● Recorded information:
|---|
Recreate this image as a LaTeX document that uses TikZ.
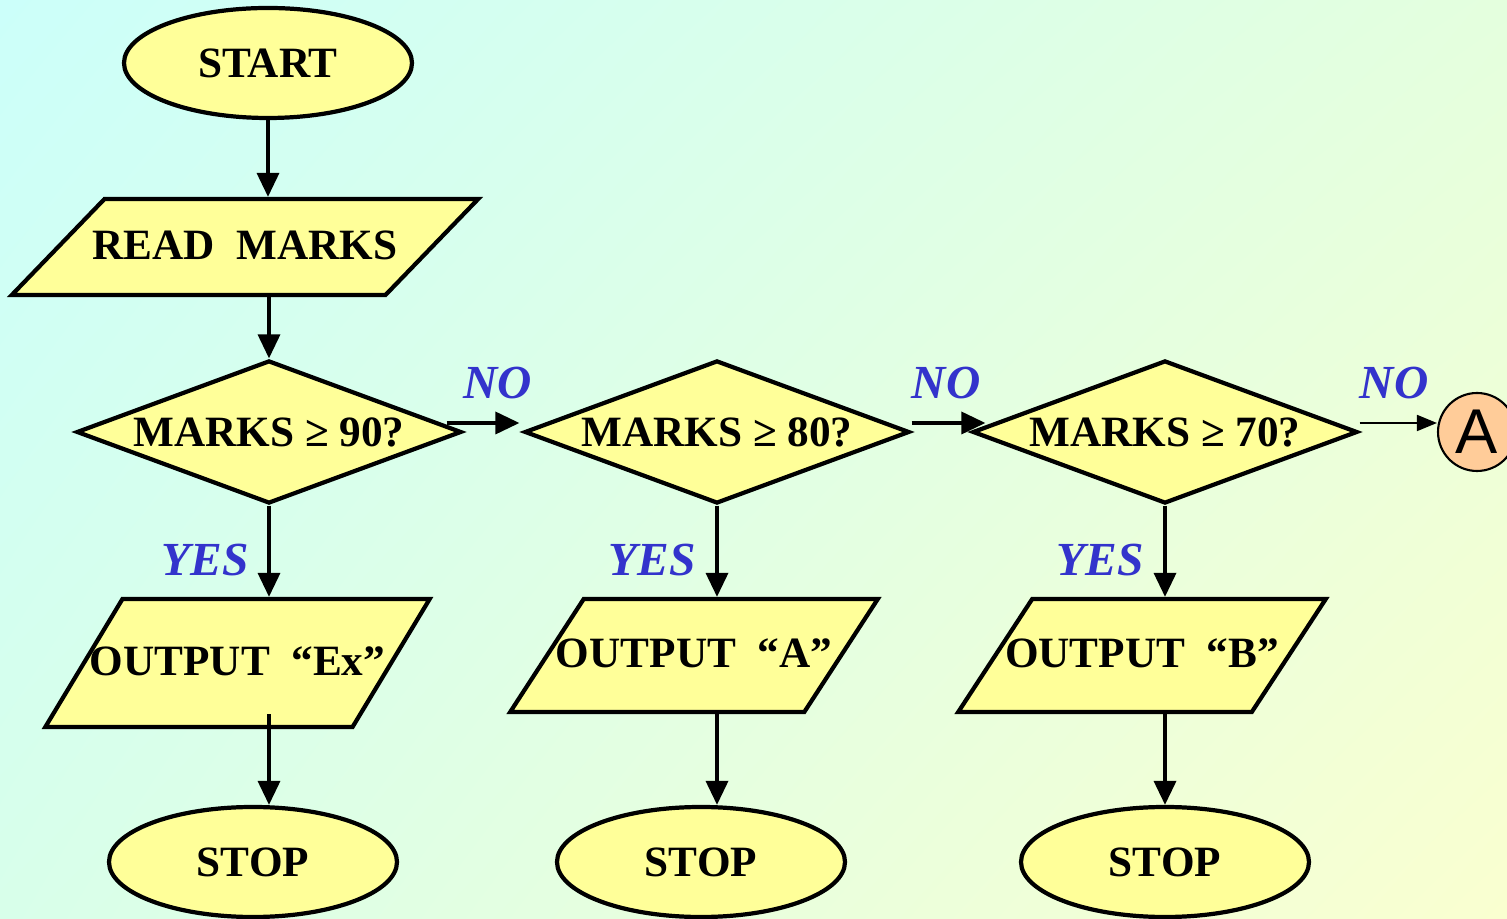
\documentclass[tikz,border=0pt]{standalone}
\usepackage{fontspec}
\setmainfont{Liberation Serif}
\newfontfamily\arialfont{Liberation Sans}
\usetikzlibrary{shapes.geometric, arrows.meta, calc, positioning, shadings}

\definecolor{boxfill}{RGB}{255,255,153}
\definecolor{connfill}{RGB}{255,204,153}
\definecolor{lblblue}{RGB}{51,51,204}
\definecolor{bgul}{RGB}{204,255,250}
\definecolor{bgur}{RGB}{228,255,222}
\definecolor{bgll}{RGB}{216,255,234}
\definecolor{bglr}{RGB}{250,255,208}

\tikzset{
  boxtext/.style={font=\fontsize{12.3}{14}\selectfont\bfseries},
  term/.style={ellipse, draw, line width=1.2pt, fill=boxfill, inner sep=0pt, minimum width=2.88cm, minimum height=1.1cm, boxtext},
  io/.style={trapezium, trapezium stretches=true, draw, line width=1.2pt, fill=boxfill, text height=0.3cm, text depth=0.05cm, boxtext},
  decision/.style={diamond, aspect=2.7, draw, line width=1.2pt, fill=boxfill, inner sep=0pt, minimum width=3.85cm, minimum height=1.43cm, boxtext},
  arr/.style={-{Triangle[length=0.24cm,width=0.22cm]}, line width=1pt},
  thinarr/.style={-{Triangle[length=0.2cm,width=0.16cm]}, line width=0.5pt},
  lbl/.style={text=lblblue, font=\fontsize{13.5}{15}\selectfont\bfseries\itshape}
}

\begin{document}
\begin{tikzpicture}
    \shade[upper left=bgul, upper right=bgur, lower left=bgll, lower right=bglr] (0,0) rectangle (15.07,9.18);
    \useasboundingbox (0,0) rectangle (15.07,9.18);

    \node[term] (start) at (2.68, 8.55) {START};
    \node[io, trapezium left angle=46, trapezium right angle=134, inner xsep=-0.12cm, inner ysep=0.305cm, minimum width=4.66cm] (read) at (2.45, 6.71) {READ\ \ MARKS};

    \node[decision] (d1) at (2.69, 4.86) {MARKS ≥ 90?};
    \node[decision] (d2) at (7.17, 4.86) {MARKS ≥ 80?};
    \node[decision] (d3) at (11.65, 4.86) {MARKS ≥ 70?};
    \node[circle, draw, fill=connfill, line width=0.6pt, minimum size=0.78cm, inner sep=0pt, font=\arialfont\fontsize{18}{20}\selectfont] (conA) at (14.77, 4.86) {A};

    \node[io, trapezium left angle=59, trapezium right angle=121, inner xsep=-0.33cm, inner ysep=0.465cm, minimum width=3.85cm] (out1) at (2.375, 2.55) {OUTPUT\ \ “Ex”};
    \node[io, trapezium left angle=57, trapezium right angle=123, inner xsep=-0.28cm, inner ysep=0.39cm, minimum width=3.68cm] (out2) at (6.94, 2.625) {OUTPUT\ \ “A”};
    \node[io, trapezium left angle=57, trapezium right angle=123, inner xsep=-0.28cm, inner ysep=0.39cm, minimum width=3.68cm] (out3) at (11.42, 2.625) {OUTPUT\ \ “B”};

    \node[term] (stop1) at (2.53, 0.56) {STOP};
    \node[term] (stop2) at (7.01, 0.56) {STOP};
    \node[term] (stop3) at (11.65, 0.56) {STOP};

    % labels
    \node[lbl] (no1) at (4.98, 5.35) {NO};
    \node[lbl] (no2) at (9.46, 5.35) {NO};
    \node[lbl] (no3) at (13.94, 5.35) {NO};
    \node[lbl] (yes1) at (2.05, 3.58) {YES};
    \node[lbl] (yes2) at (6.52, 3.58) {YES};
    \node[lbl] (yes3) at (11.00, 3.58) {YES};

    % flow
    \draw[arr] (start.south) -- (start.south |- read.north);
    \draw[arr] (read.south -| d1.north) -- (d1.north);
    \draw[arr] ($(d1.east)+(-0.17,0.09)$) -- ($(d2.west)+(-0.03,0.09)$);
    \draw[arr] ($(d2.east)+(0,0.09)$) -- ($(d3.west)+(0.15,0.09)$);
    \draw[thinarr] ($(d3.east)+(0,0.09)$) -- ($(conA.west)+(0,0.09)$);

    \draw[arr] (d1.south) -- (d1.south |- out1.north);
    \draw[arr] (d2.south) -- (d2.south |- out2.north);
    \draw[arr] (d3.south) -- (d3.south |- out3.north);

    \draw[arr] ($(d1.south |- out1.south)+(0,0.15)$) -- (d1.south |- stop1.north);
    \draw[arr] (d2.south |- out2.south) -- (d2.south |- stop2.north);
    \draw[arr] (d3.south |- out3.south) -- (d3.south |- stop3.north);
\end{tikzpicture}
\end{document}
|---|
● What is asked:
Repeat the material above in full and exactly, omitting the pictures.

● Response to the exercise:
Recreate this image as a LaTeX document that uses TikZ.
\documentclass[tikz,border=0pt]{standalone}
\usepackage{fontspec}
\setmainfont{Liberation Serif}
\newfontfamily\arialfont{Liberation Sans}
\usetikzlibrary{shapes.geometric, arrows.meta, calc, positioning, shadings}

\definecolor{boxfill}{RGB}{255,255,153}
\definecolor{connfill}{RGB}{255,204,153}
\definecolor{lblblue}{RGB}{51,51,204}
\definecolor{bgul}{RGB}{204,255,250}
\definecolor{bgur}{RGB}{228,255,222}
\definecolor{bgll}{RGB}{216,255,234}
\definecolor{bglr}{RGB}{250,255,208}

\tikzset{
  boxtext/.style={font=\fontsize{12.3}{14}\selectfont\bfseries},
  term/.style={ellipse, draw, line width=1.2pt, fill=boxfill, inner sep=0pt, minimum width=2.88cm, minimum height=1.1cm, boxtext},
  io/.style={trapezium, trapezium stretches=true, draw, line width=1.2pt, fill=boxfill, text height=0.3cm, text depth=0.05cm, boxtext},
  decision/.style={diamond, aspect=2.7, draw, line width=1.2pt, fill=boxfill, inner sep=0pt, minimum width=3.85cm, minimum height=1.43cm, boxtext},
  arr/.style={-{Triangle[length=0.24cm,width=0.22cm]}, line width=1pt},
  thinarr/.style={-{Triangle[length=0.2cm,width=0.16cm]}, line width=0.5pt},
  lbl/.style={text=lblblue, font=\fontsize{13.5}{15}\selectfont\bfseries\itshape}
}

\begin{document}
\begin{tikzpicture}
    \shade[upper left=bgul, upper right=bgur, lower left=bgll, lower right=bglr] (0,0) rectangle (15.07,9.18);
    \useasboundingbox (0,0) rectangle (15.07,9.18);

    \node[term] (start) at (2.68, 8.55) {START};
    \node[io, trapezium left angle=46, trapezium right angle=134, inner xsep=-0.12cm, inner ysep=0.305cm, minimum width=4.66cm] (read) at (2.45, 6.71) {READ\ \ MARKS};

    \node[decision] (d1) at (2.69, 4.86) {MARKS ≥ 90?};
    \node[decision] (d2) at (7.17, 4.86) {MARKS ≥ 80?};
    \node[decision] (d3) at (11.65, 4.86) {MARKS ≥ 70?};
    \node[circle, draw, fill=connfill, line width=0.6pt, minimum size=0.78cm, inner sep=0pt, font=\arialfont\fontsize{18}{20}\selectfont] (conA) at (14.77, 4.86) {A};

    \node[io, trapezium left angle=59, trapezium right angle=121, inner xsep=-0.33cm, inner ysep=0.465cm, minimum width=3.85cm] (out1) at (2.375, 2.55) {OUTPUT\ \ “Ex”};
    \node[io, trapezium left angle=57, trapezium right angle=123, inner xsep=-0.28cm, inner ysep=0.39cm, minimum width=3.68cm] (out2) at (6.94, 2.625) {OUTPUT\ \ “A”};
    \node[io, trapezium left angle=57, trapezium right angle=123, inner xsep=-0.28cm, inner ysep=0.39cm, minimum width=3.68cm] (out3) at (11.42, 2.625) {OUTPUT\ \ “B”};

    \node[term] (stop1) at (2.53, 0.56) {STOP};
    \node[term] (stop2) at (7.01, 0.56) {STOP};
    \node[term] (stop3) at (11.65, 0.56) {STOP};

    % labels
    \node[lbl] (no1) at (4.98, 5.35) {NO};
    \node[lbl] (no2) at (9.46, 5.35) {NO};
    \node[lbl] (no3) at (13.94, 5.35) {NO};
    \node[lbl] (yes1) at (2.05, 3.58) {YES};
    \node[lbl] (yes2) at (6.52, 3.58) {YES};
    \node[lbl] (yes3) at (11.00, 3.58) {YES};

    % flow
    \draw[arr] (start.south) -- (start.south |- read.north);
    \draw[arr] (read.south -| d1.north) -- (d1.north);
    \draw[arr] ($(d1.east)+(-0.17,0.09)$) -- ($(d2.west)+(-0.03,0.09)$);
    \draw[arr] ($(d2.east)+(0,0.09)$) -- ($(d3.west)+(0.15,0.09)$);
    \draw[thinarr] ($(d3.east)+(0,0.09)$) -- ($(conA.west)+(0,0.09)$);

    \draw[arr] (d1.south) -- (d1.south |- out1.north);
    \draw[arr] (d2.south) -- (d2.south |- out2.north);
    \draw[arr] (d3.south) -- (d3.south |- out3.north);

    \draw[arr] ($(d1.south |- out1.south)+(0,0.15)$) -- (d1.south |- stop1.north);
    \draw[arr] (d2.south |- out2.south) -- (d2.south |- stop2.north);
    \draw[arr] (d3.south |- out3.south) -- (d3.south |- stop3.north);
\end{tikzpicture}
\end{document}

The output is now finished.